== Provided material ==
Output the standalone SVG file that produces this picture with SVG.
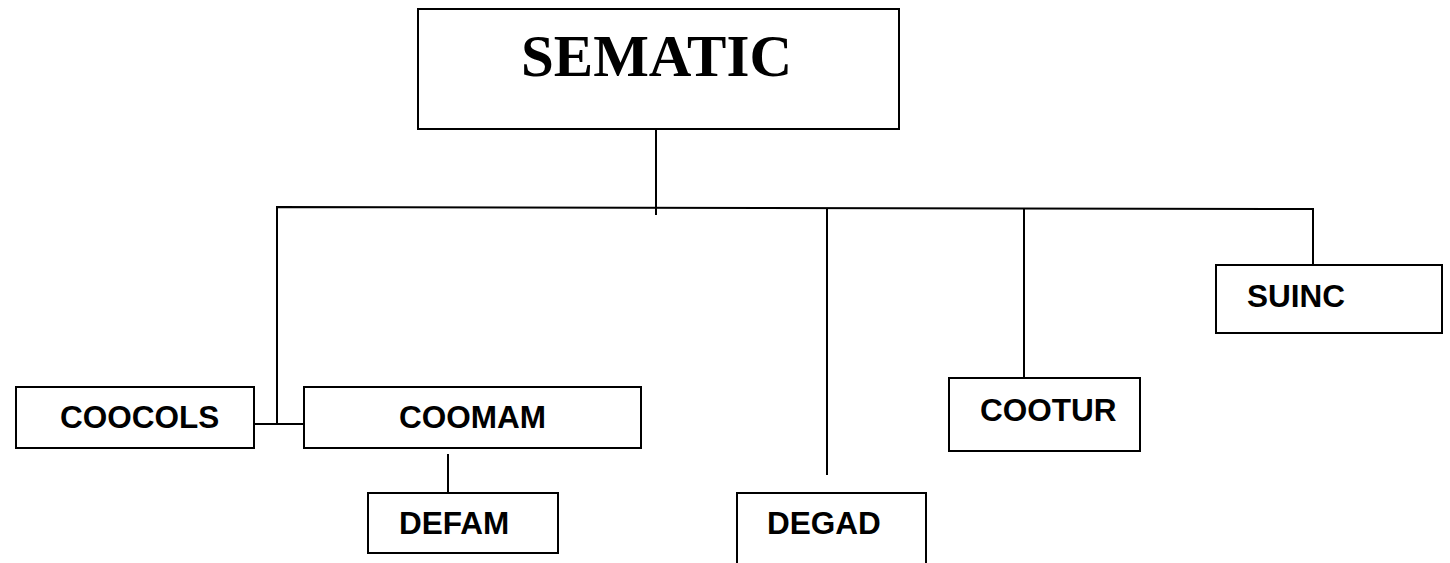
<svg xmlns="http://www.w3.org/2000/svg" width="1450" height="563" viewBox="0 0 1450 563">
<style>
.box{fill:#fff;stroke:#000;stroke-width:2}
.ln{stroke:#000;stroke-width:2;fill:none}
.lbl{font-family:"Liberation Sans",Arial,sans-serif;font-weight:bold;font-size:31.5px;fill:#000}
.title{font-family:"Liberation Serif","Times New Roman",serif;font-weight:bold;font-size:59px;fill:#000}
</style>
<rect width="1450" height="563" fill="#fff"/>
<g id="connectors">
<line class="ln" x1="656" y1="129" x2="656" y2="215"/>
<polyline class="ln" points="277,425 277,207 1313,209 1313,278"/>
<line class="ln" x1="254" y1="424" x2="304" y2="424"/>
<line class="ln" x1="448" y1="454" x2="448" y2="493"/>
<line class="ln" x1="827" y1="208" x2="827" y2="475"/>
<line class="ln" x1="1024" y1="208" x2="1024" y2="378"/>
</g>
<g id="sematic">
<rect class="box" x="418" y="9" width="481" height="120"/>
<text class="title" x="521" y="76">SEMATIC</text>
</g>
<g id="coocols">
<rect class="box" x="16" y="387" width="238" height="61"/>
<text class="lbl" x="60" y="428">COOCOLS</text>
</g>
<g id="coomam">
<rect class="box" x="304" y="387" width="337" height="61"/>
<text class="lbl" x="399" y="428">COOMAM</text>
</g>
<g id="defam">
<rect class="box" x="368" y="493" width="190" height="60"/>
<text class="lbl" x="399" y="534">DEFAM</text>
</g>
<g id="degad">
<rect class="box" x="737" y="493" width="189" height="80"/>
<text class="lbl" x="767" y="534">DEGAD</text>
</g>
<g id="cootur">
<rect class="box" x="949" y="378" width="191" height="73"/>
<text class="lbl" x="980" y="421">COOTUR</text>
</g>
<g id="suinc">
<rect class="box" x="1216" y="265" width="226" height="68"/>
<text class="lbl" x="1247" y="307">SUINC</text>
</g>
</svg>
===
> Task brief: Copy the data exactly. Any picture it contains is to be omitted.

> Reply to the exercise:
Output the standalone SVG file that produces this picture with SVG.
<svg xmlns="http://www.w3.org/2000/svg" width="1450" height="563" viewBox="0 0 1450 563">
<style>
.box{fill:#fff;stroke:#000;stroke-width:2}
.ln{stroke:#000;stroke-width:2;fill:none}
.lbl{font-family:"Liberation Sans",Arial,sans-serif;font-weight:bold;font-size:31.5px;fill:#000}
.title{font-family:"Liberation Serif","Times New Roman",serif;font-weight:bold;font-size:59px;fill:#000}
</style>
<rect width="1450" height="563" fill="#fff"/>
<g id="connectors">
<line class="ln" x1="656" y1="129" x2="656" y2="215"/>
<polyline class="ln" points="277,425 277,207 1313,209 1313,278"/>
<line class="ln" x1="254" y1="424" x2="304" y2="424"/>
<line class="ln" x1="448" y1="454" x2="448" y2="493"/>
<line class="ln" x1="827" y1="208" x2="827" y2="475"/>
<line class="ln" x1="1024" y1="208" x2="1024" y2="378"/>
</g>
<g id="sematic">
<rect class="box" x="418" y="9" width="481" height="120"/>
<text class="title" x="521" y="76">SEMATIC</text>
</g>
<g id="coocols">
<rect class="box" x="16" y="387" width="238" height="61"/>
<text class="lbl" x="60" y="428">COOCOLS</text>
</g>
<g id="coomam">
<rect class="box" x="304" y="387" width="337" height="61"/>
<text class="lbl" x="399" y="428">COOMAM</text>
</g>
<g id="defam">
<rect class="box" x="368" y="493" width="190" height="60"/>
<text class="lbl" x="399" y="534">DEFAM</text>
</g>
<g id="degad">
<rect class="box" x="737" y="493" width="189" height="80"/>
<text class="lbl" x="767" y="534">DEGAD</text>
</g>
<g id="cootur">
<rect class="box" x="949" y="378" width="191" height="73"/>
<text class="lbl" x="980" y="421">COOTUR</text>
</g>
<g id="suinc">
<rect class="box" x="1216" y="265" width="226" height="68"/>
<text class="lbl" x="1247" y="307">SUINC</text>
</g>
</svg>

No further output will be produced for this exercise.